The Dow AKA the Dow Jones AKA the Dow Jones Industrial Average AKA the DJIA is one of the least useful indicators in the world.

It is also one of the most watched.

A List of DJIA Allegories

  1. If the Dow Jones was a song, it would be a Britney Spears featuring Pitbull number. Super trashy, weird falsetto rapping, with indiscriminate lyrics but mass appeal.
  2. If the Dow Jones was a type of food, it would be a sugar pill. Wasted tasteless carbohydrate that turns immediately into a lifetime on the hips.
  3. If the Dow Jones was a drink, it would be a decaffeinated soy cappuccino. Because it only looks good, although it’d be sanctimonious about it in your face.
  4. If the Dow Jones had an online dating profile, the silicon would be on full display to attract the highest bidder.

That was fun.

But the truth is, even the S&P Dow Jones Indices people, who compile the DJIA, don’t think it’s much good.

So let me explain why.

What is the Dow Jones?

Back in 1896, the New York Stock Exchange was not a huge stock exchange. So when Mr Dow was inventing an index to give people an average idea of how things were going, it didn’t require too much thought. The thought process must have gone something like this:

  • Let’s take the share prices of the 30 largest companies (or, like, the important ones)
  • Add them together
  • Divide by 30

Since then, not much has changed.

Today, the index compilers are still taking the share prices of the 30 companies picked by the selection committee, and then dividing by the number of companies to get the index. Admittedly, they’ll adjust that divisor to take into account share splits, etc – but that’s really just to maintain the comparability of the index against itself over time. The principle is still exactly the same.
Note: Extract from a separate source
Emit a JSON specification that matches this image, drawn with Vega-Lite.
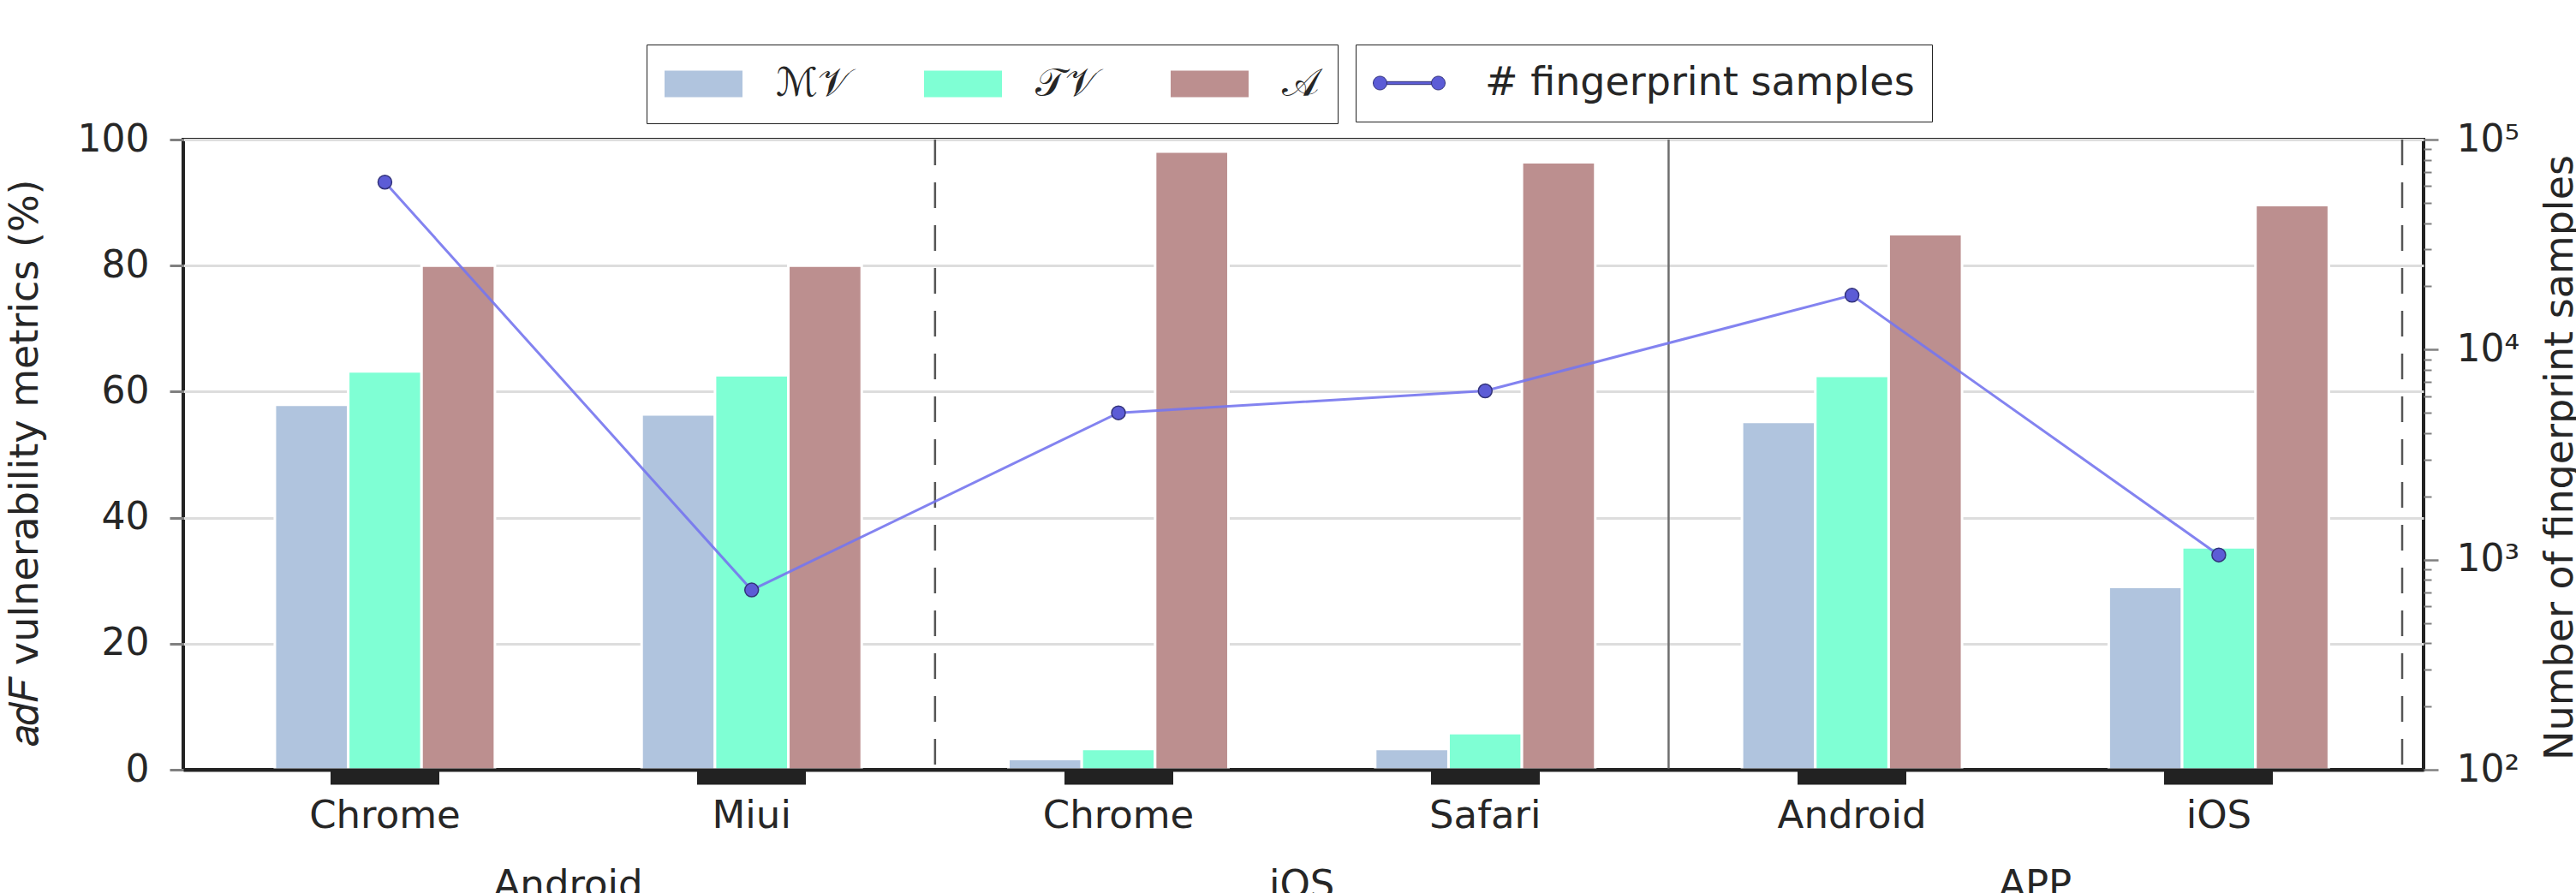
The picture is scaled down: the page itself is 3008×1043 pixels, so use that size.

What’s Wrong With That Method?

You mean – apart from the fact that it’s only taking into account 30 companies chosen at random?

Consider this:

  1. Let’s assume that there are only two companies in existence. Company A represents 90% of the market, Company B represents 10% of the market.
  2. The share price of company A goes up by $10.
  3. On the very same day, the share price of company B goes down by $10.
  4. What would happen to the DJIA? It would remain unchanged (the $10 gain of A offsets the $10 loss of B exactly).
  5. But 90% of the market made $10 that day!
  6. The DJIA does not care.
  7. The DJIA remains unchanged.


And let me make that point clearer:

  1. Let’s say that it’s the same scenario, but the share price of company B dropped by $20.
  2. What would happen to the DJIA?
  3. It would go down.
  4. On the day that 90% of the market made a return…


So the first part of the DJIA’s problem is that its a market index that pays no attention to the market.

Another Problem, If That Weren’t Bad Enough

Here’s another example:

  1. Still assuming that there are only 2 companies in existence, let’s say that Company A is worth $100 million and Company B is worth $100 million.
  2. But for whatever reason, Company A has decided to form itself as 100 million shares, where Company B has decided to do it with 20 million shares.
  3. What does this mean?
  4. It means that the share price of A is $1 per share, and the share price of B is $5 per share.
  5. All good so far.
  6. Let’s say that the market is exuberant one day, and it decides that Company A is worth double what it was yesterday.
  7. What happens to the A’s share price? It goes up by $1 to $2.
  8. In total, the market is worth $100 million more than what it was yesterday. That’s a 50% increase, which is excellent news!
  9. What would the Dow say?
  10. It would say that the index was 3 yesterday*, and it went up to 3.5 today**, and that therefore, the market is up ±17%…
    *($1 + $5) ÷ 2 = 3
    **($2 + $5) ÷ 2 = 3.5

Not ideal – especially if you flip the situation so that the market was exuberant about Company B instead. In that case, the Dow would go from 3 yesterday up to 5.5* today – or an 83% increase!
*($1 + $10) ÷ 2 = 5.5

An index that gives two different values for the exact same overall market movement?

Entirely unhelpful.

So Why Do We Still Have It?

Because it’s old. Heritage and all that. Oh – and not everything has to be useful.